I have the same question/problem. A little more background on my use case:

I set Dr. Elephant using this tutorial: https://aws.amazon.com/blogs/big-data/tune-hadoop-and-spark-performance-with-dr-elephant-and-sparklens-on-amazon-emr/

The spark history server is configured using a persistent UI: https://docs.aws.amazon.com/emr/latest/ManagementGuide/app-history-spark-UI.html

So, Spark History Server is configured, but not on the same cluster as the job I am trying to analyze, an external endpoint (which is reachable).
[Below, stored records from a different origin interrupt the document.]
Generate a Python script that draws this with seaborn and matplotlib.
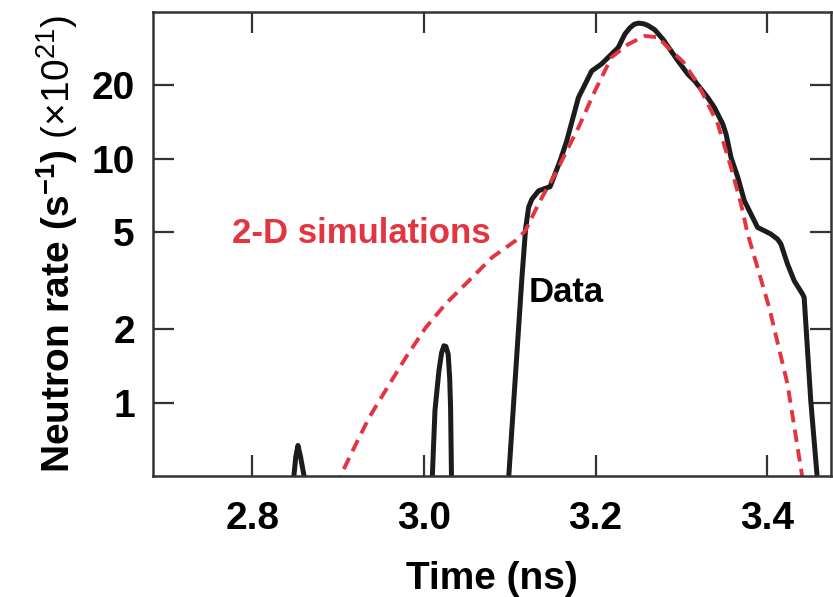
import numpy as np
import pandas as pd
import matplotlib
matplotlib.use("Agg")
import matplotlib.pyplot as plt
import seaborn as sns

# measured neutron rate (x1e21 /s), three separate pieces
spike1_t = [2.847, 2.8505, 2.853, 2.856, 2.8625]
spike1_rate = [0.45, 0.60, 0.667, 0.60, 0.45]

spike2_t = [3.0092, 3.0128, 3.0174, 3.0205, 3.0232, 3.0255, 3.0282, 3.0300, 3.0310, 3.0322]
spike2_rate = [0.45, 0.93, 1.35, 1.60, 1.71, 1.70, 1.58, 1.25, 0.95, 0.45]

main_t = [3.0980, 3.1065, 3.1142, 3.1185, 3.1220, 3.1258, 3.1336, 3.1471,
          3.1588, 3.1665, 3.1800, 3.1955, 3.2071, 3.2265, 3.2343, 3.2400, 3.2450,
          3.2500, 3.2560, 3.2613, 3.2691, 3.2787, 3.2962, 3.3078, 3.3155, 3.3310, 3.3388,
          3.3484, 3.3523, 3.3581, 3.3659, 3.3736, 3.3813, 3.3890, 3.3968, 3.4045,
          3.4123, 3.4162, 3.4239, 3.4317, 3.4413, 3.4433, 3.4510, 3.4595]
main_rate = [0.45, 1.27, 3.26, 5.17, 6.33, 6.83, 7.39, 7.69,
             9.83, 11.86, 17.8, 22.9, 24.5, 28.6, 32.5, 34.4, 35.6,
             36.0, 35.8, 35.2, 33.8, 30.9, 25.2, 22.2, 20.9, 17.8, 16.2,
             13.88, 12.6, 10.1, 8.4, 6.72, 5.93, 5.23, 5.07, 4.91,
             4.68, 4.47, 3.70, 3.16, 2.79, 2.70, 1.02, 0.45]

# 2-D simulation
sim_t = [2.8970, 2.9013, 2.9207, 2.9361, 2.9574, 2.9787, 3.0020, 3.0252, 3.0523,
         3.0794, 3.1065, 3.1181, 3.1297, 3.1374, 3.1530, 3.1723, 3.1800, 3.1994,
         3.2187, 3.2381, 3.2575, 3.2729, 3.2807, 3.3020, 3.3194, 3.3426, 3.3581,
         3.3697, 3.3775, 3.4026, 3.4239, 3.4430]
sim_rate = [0.45, 0.49, 0.677, 0.87, 1.155, 1.53, 2.03, 2.54, 3.16,
            3.94, 4.61, 5.06, 6.13, 6.93, 8.66, 11.86, 13.4, 19.0,
            26.1, 29.5, 31.9, 31.5, 29.5, 25.0, 20.3, 13.9, 9.2,
            6.52, 4.91, 2.45, 1.19, 0.45]

y_ticks = [1, 2, 5, 10, 20]
x_ticks = [2.8, 3.0, 3.2, 3.4]

data = pd.concat([
    pd.DataFrame({"time": spike1_t, "rate": spike1_rate, "seg": 0}),
    pd.DataFrame({"time": spike2_t, "rate": spike2_rate, "seg": 1}),
    pd.DataFrame({"time": main_t, "rate": main_rate, "seg": 2}),
])
sim = pd.DataFrame({"time": sim_t, "rate": sim_rate})

sns.set_theme(style="ticks")
plt.rcParams['font.family'] = ['Liberation Sans', 'DejaVu Sans']
plt.rcParams['font.weight'] = 'bold'
plt.rcParams['text.color'] = 'black'
plt.rcParams['axes.labelcolor'] = 'black'
plt.rcParams['xtick.labelcolor'] = 'black'
plt.rcParams['ytick.labelcolor'] = 'black'
plt.rcParams['mathtext.fontset'] = 'custom'
plt.rcParams['mathtext.rm'] = 'Liberation Sans:weight=normal'
plt.rcParams['mathtext.bf'] = 'Liberation Sans:weight=bold'
plt.rcParams['mathtext.it'] = 'Liberation Sans:italic'

fig = plt.figure(figsize=(8.33, 5.97), dpi=100)
ax = fig.add_axes([0.1837, 0.2027, 0.8143, 0.7772])

sns.lineplot(data=data, x="time", y="rate", units="seg", estimator=None, sort=False,
             color="#1c1c1c", lw=3.6, ax=ax)
sns.lineplot(data=sim, x="time", y="rate", estimator=None, sort=False,
             color="#e2353f", lw=2.8, linestyle=(0, (3.2, 1.9)), ax=ax)

ax.set_yscale("log")
ax.set_ylim(0.5, 40)
ax.set_xlim(2.684, 3.475)
ax.set_yticks(y_ticks)
ax.set_yticklabels([str(v) for v in y_ticks])
ax.yaxis.set_minor_locator(matplotlib.ticker.NullLocator())
ax.set_xticks(x_ticks)
ax.set_xticklabels([f"{v:.1f}" for v in x_ticks])

ax.tick_params(direction="in", length=15, width=1.6, top=True, right=True,
               labelsize=28, color="#333333")
ax.tick_params(axis="y", pad=13)
ax.tick_params(axis="x", pad=18)
for sp in ax.spines.values():
    sp.set_linewidth(1.8)
    sp.set_color("#333333")

ax.set_xlabel("Time (ns)", fontsize=28, fontweight="bold", labelpad=17)
ax.set_ylabel(r"$\mathbf{Neutron\ rate\ (s^{-1})}\ (\times 10^{21})$", fontsize=28, labelpad=8)

ax.text(2.776, 4.93, "2-D simulations", color="#e2353f", fontsize=25,
        fontweight="bold", ha="left", va="center")
ax.text(3.122, 2.83, "Data", color="black", fontsize=25,
        fontweight="bold", ha="left", va="center")

fig.savefig("out.png", dpi=100)
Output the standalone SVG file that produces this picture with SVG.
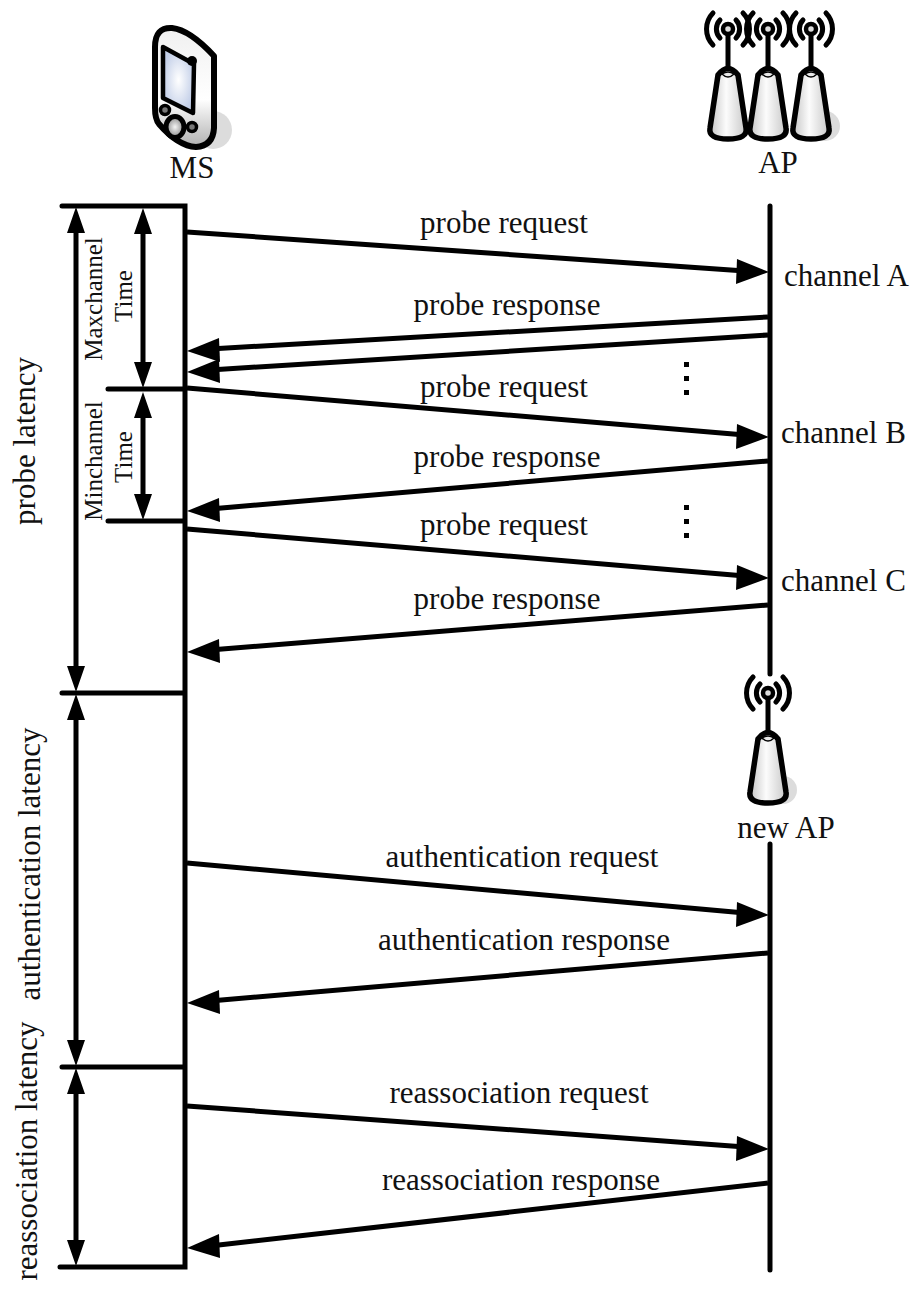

I tried doing suggested updates like this (hoping to bypass the connection url issue):

   <fetcher>
     <applicationtype>spark</applicationtype>
     <classname>com.linkedin.drelephant.spark.fetchers.SparkFetcher</classname>
     <params>
       <event_log_location_uri>webhdfs:///var/log/spark/apps</event_log_location_uri>
       <use_rest_for_eventlogs>true</use_rest_for_eventlogs>
       <should_process_logs_locally>true</should_process_logs_locally>
     </params>
   </fetcher>

I also tried to set the spark.yarn.historyServer.address to one of these

	spark.yarn.historyServer.address persistentEndpoint.emrappui-prod.us-east-1.amazonaws.com
	spark.yarn.historyServer.address persistentEndpoint.emrappui-prod.us-east-1.amazonaws.com/shs
	spark.yarn.historyServer.address persistentEndpoint.emrappui-prod.us-east-1.amazonaws.com/shs/
	spark.yarn.historyServer.address persistentEndpoint.emrappui-prod.us-east-1.amazonaws.com:443/shs
	spark.yarn.historyServer.address persistentEndpoint.emrappui-prod.us-east-1.amazonaws.com:443/shs/

However, I get either:

  • Caused by: java.net.UnknownHostException: null, because it's not the rest api endpoint
  • "Requirement Failed", I think due to the fact that forward slash + /shs is in the path.

@ShubhamGupta29, have you seen this, or do you have any guidance?

tchangalov avatar Mar 25 '21 19:03 tchangalov

Also I think that https protocol is not working, since now I am getting a redirect error.

tchangalov avatar Apr 01 '21 21:04 tchangalov